◆ Data provided ◆

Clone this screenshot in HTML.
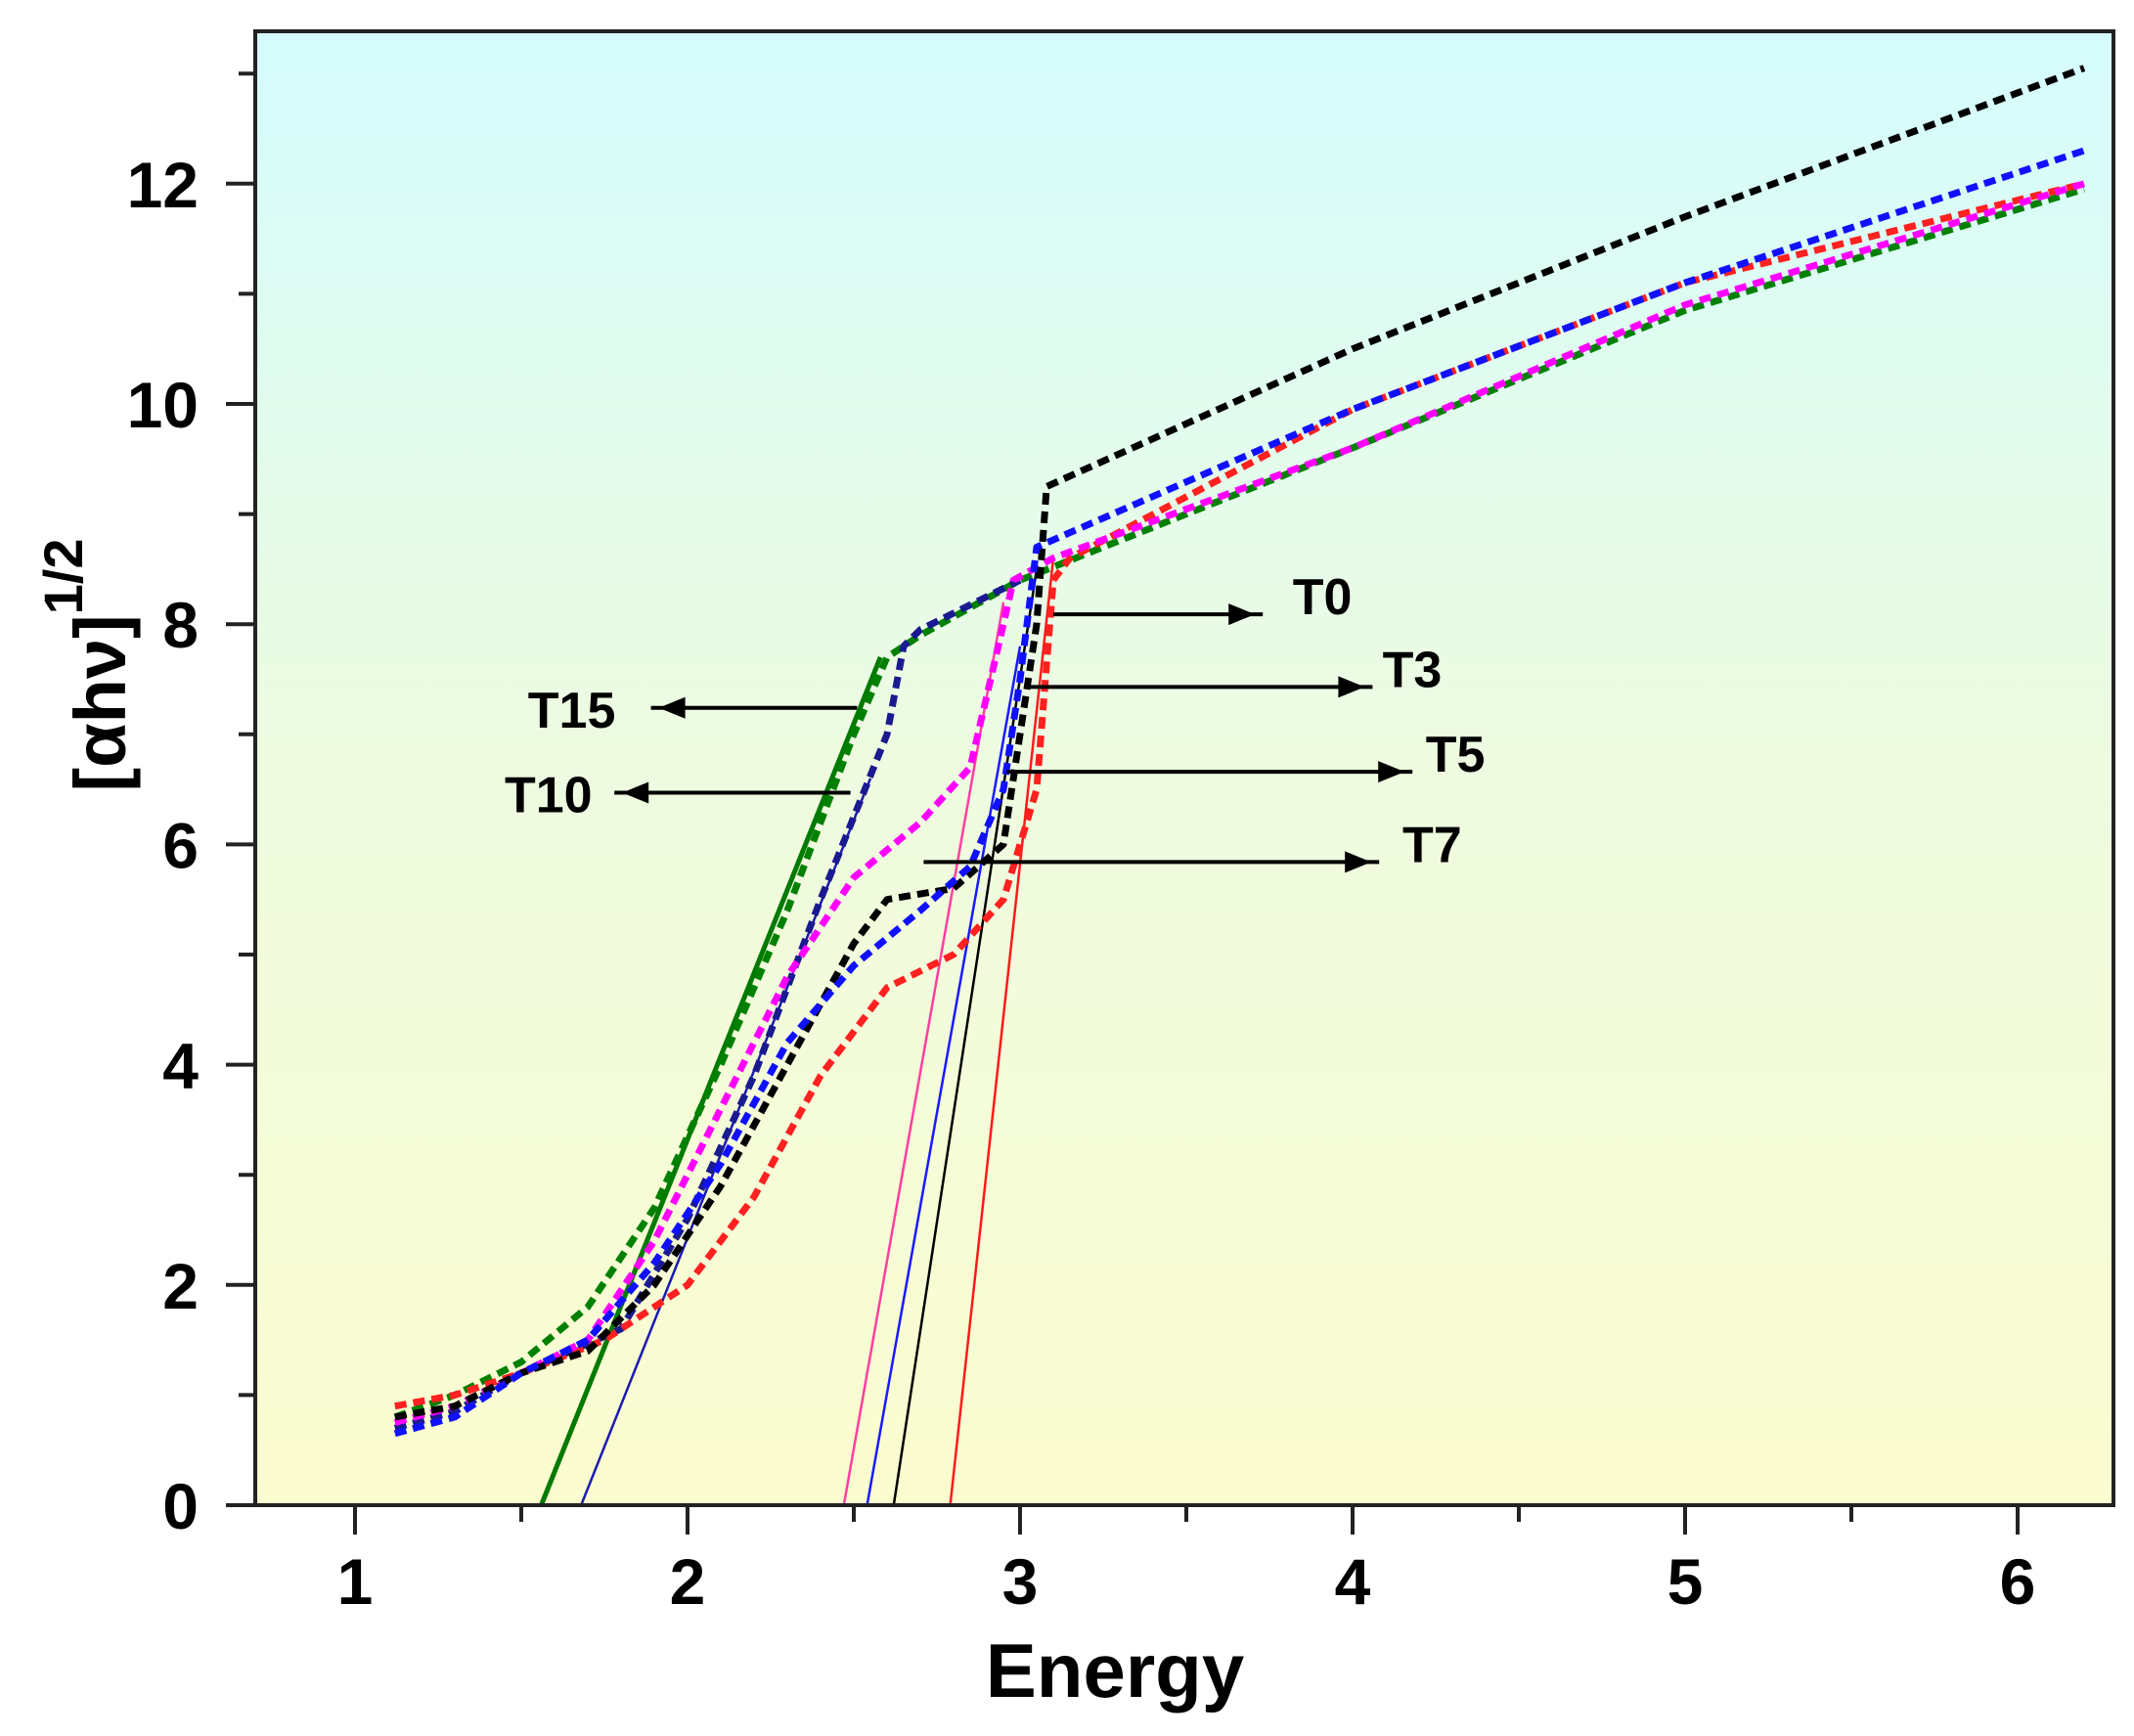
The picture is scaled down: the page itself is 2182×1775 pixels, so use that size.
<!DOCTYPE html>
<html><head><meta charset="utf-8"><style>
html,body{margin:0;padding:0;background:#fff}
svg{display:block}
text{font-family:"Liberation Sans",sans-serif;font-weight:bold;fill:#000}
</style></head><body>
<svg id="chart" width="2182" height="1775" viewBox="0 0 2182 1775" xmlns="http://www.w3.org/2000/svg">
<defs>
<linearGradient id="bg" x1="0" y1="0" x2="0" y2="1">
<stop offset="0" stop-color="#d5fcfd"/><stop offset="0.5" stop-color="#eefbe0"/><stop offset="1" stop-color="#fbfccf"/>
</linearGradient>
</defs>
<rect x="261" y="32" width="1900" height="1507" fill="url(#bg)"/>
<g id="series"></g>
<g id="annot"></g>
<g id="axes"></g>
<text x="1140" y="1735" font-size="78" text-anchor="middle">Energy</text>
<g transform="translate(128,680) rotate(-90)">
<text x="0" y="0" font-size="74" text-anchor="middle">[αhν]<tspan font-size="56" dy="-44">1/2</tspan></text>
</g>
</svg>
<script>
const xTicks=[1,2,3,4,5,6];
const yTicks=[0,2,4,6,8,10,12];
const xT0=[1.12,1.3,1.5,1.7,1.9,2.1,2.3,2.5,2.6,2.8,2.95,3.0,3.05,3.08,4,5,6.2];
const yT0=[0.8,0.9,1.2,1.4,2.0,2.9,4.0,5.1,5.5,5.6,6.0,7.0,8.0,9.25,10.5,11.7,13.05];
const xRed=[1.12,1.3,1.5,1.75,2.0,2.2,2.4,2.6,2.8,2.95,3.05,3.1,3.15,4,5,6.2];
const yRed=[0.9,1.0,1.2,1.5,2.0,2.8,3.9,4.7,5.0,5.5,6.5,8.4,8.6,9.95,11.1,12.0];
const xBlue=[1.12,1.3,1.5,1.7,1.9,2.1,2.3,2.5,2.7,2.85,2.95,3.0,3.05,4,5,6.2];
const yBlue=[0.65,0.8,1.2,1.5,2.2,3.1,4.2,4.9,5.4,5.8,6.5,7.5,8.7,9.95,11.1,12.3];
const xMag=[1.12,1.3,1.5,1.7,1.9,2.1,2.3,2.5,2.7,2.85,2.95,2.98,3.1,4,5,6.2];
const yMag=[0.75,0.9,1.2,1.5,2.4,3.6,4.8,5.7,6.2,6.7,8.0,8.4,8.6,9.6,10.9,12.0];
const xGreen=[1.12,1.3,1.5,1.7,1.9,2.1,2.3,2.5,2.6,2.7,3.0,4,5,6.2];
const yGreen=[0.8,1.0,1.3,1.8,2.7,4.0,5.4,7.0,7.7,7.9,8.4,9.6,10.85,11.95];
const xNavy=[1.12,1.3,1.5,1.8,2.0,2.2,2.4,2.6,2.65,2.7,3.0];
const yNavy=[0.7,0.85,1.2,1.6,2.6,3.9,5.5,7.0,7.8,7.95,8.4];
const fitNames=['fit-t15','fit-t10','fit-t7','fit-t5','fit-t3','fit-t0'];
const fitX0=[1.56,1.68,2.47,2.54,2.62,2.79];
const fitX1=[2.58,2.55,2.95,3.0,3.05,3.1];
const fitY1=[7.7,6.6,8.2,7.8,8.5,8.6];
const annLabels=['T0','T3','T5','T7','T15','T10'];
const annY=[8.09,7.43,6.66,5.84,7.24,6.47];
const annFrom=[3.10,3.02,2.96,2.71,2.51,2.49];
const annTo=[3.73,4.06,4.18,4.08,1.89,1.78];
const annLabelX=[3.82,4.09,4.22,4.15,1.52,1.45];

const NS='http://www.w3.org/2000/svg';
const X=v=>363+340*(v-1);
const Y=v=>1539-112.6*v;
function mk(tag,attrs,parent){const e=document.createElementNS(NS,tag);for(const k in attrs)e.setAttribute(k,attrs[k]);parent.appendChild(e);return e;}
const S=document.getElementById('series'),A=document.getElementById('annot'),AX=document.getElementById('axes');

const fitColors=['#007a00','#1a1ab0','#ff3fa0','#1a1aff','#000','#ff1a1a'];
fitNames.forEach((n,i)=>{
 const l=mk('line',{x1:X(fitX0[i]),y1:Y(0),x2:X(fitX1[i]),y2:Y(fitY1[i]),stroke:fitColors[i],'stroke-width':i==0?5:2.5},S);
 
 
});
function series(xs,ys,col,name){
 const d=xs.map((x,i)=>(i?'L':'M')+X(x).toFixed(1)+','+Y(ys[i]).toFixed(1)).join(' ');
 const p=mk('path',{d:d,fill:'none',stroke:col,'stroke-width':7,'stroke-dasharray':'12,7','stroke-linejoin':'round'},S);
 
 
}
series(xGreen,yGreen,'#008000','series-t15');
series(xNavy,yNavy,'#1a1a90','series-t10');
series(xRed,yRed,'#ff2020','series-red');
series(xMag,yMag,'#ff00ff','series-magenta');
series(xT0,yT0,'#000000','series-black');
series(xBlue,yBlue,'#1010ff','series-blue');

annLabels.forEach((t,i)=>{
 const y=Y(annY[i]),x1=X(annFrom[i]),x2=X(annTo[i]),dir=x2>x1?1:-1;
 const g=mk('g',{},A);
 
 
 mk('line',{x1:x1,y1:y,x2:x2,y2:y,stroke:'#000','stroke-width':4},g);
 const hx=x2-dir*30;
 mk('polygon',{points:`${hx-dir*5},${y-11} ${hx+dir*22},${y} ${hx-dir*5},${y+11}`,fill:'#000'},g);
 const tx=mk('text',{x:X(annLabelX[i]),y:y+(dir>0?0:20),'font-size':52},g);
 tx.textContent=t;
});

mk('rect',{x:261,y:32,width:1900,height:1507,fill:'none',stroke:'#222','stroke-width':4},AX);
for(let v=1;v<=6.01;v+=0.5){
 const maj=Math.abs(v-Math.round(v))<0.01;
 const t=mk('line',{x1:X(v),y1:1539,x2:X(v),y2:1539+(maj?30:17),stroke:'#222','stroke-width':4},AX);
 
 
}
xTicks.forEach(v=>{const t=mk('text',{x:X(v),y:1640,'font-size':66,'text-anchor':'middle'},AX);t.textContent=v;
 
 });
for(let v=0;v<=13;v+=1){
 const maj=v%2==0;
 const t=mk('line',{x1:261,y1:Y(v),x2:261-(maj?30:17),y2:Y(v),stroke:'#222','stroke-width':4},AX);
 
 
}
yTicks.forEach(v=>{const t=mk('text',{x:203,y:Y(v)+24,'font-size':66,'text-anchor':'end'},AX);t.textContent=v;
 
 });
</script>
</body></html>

--

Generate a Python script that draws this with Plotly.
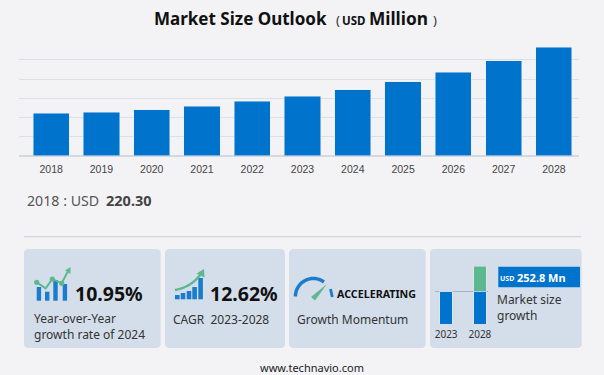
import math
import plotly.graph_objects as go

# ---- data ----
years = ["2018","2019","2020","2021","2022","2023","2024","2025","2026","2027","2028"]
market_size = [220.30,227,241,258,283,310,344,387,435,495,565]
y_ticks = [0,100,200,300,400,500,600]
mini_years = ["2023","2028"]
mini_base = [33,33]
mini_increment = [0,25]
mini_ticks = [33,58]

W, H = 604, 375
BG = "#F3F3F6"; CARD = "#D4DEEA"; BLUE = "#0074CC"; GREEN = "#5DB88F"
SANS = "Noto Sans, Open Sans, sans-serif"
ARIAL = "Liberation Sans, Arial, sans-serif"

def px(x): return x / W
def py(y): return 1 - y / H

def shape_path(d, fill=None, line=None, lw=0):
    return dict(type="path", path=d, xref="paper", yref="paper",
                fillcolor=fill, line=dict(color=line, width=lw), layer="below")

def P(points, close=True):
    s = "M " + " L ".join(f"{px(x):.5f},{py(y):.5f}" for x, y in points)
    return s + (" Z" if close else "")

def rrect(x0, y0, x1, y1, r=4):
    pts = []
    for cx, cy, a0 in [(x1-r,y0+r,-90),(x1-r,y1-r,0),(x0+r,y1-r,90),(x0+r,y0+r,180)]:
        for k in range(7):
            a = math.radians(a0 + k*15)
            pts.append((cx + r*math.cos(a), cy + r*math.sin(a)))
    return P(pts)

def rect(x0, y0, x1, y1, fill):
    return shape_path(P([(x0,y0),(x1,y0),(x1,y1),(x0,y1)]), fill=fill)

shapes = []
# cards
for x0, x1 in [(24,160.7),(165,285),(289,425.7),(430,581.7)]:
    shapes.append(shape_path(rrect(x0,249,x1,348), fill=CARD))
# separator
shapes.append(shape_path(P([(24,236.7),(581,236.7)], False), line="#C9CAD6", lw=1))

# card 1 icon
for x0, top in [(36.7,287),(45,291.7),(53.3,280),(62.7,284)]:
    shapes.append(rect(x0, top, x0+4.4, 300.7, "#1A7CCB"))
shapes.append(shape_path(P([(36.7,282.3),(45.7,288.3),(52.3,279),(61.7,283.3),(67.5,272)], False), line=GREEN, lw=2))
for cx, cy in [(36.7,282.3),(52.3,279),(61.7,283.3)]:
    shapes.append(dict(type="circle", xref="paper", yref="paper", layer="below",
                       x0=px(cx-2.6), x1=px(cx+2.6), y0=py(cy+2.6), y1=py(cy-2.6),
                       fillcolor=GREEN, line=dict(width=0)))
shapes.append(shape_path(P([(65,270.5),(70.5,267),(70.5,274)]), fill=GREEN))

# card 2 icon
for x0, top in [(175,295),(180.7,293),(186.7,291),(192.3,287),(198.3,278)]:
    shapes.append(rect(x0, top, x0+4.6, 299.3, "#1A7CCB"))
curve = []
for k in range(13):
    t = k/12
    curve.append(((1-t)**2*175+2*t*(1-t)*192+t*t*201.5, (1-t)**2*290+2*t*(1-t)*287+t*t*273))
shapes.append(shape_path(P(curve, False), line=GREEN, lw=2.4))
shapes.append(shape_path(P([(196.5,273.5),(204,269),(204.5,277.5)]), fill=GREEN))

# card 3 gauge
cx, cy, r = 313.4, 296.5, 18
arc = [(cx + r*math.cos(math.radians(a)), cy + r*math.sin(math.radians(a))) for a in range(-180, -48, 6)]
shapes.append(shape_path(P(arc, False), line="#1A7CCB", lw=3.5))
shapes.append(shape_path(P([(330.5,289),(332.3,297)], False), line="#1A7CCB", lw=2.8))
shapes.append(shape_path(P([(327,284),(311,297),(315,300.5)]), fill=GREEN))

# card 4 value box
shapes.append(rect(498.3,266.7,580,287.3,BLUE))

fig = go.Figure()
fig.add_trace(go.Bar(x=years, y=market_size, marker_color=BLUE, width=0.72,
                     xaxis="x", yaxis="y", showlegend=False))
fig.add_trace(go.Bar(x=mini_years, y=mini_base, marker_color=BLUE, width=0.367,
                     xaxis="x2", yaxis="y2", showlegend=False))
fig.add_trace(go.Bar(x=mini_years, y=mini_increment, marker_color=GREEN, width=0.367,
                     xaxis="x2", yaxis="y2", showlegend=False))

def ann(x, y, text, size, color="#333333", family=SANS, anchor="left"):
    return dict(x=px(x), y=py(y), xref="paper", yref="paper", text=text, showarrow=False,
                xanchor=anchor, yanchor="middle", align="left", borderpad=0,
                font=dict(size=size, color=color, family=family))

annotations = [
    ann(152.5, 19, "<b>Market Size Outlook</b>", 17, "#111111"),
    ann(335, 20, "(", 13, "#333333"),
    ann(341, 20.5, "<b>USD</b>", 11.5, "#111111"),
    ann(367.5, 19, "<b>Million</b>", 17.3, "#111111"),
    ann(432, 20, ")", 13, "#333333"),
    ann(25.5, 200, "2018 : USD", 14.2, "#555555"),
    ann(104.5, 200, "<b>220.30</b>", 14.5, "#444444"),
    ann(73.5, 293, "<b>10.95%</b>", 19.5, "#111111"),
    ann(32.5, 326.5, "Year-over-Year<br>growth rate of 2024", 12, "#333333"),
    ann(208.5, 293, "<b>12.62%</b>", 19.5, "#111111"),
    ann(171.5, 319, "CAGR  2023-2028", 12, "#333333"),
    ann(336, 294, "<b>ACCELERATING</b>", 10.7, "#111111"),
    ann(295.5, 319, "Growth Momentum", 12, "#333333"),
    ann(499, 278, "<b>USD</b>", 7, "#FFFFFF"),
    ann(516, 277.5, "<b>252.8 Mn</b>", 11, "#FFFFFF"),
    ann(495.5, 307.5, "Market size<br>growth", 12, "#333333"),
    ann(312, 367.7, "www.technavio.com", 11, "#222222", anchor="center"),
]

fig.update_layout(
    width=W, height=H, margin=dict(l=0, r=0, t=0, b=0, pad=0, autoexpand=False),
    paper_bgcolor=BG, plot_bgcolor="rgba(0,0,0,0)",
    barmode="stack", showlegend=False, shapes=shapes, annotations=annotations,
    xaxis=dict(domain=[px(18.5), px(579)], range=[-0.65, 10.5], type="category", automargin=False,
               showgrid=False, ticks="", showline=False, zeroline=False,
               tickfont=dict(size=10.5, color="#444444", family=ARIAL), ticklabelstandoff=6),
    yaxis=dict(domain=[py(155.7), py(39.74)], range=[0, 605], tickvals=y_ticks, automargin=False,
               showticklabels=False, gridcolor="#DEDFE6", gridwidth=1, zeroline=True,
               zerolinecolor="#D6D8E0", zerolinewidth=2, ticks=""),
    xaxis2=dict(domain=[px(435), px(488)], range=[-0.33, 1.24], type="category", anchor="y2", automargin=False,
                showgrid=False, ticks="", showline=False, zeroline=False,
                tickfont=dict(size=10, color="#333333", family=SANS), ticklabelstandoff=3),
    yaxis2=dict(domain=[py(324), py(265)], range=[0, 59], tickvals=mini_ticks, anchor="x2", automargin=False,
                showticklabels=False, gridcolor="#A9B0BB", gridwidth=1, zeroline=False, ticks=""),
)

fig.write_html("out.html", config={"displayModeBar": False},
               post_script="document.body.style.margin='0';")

◆ Set problem ◆
Copy each line that holds the word "this".

◆ Expected answer ◆
Clone this screenshot in HTML.
Generate a Python script that draws this with Plotly.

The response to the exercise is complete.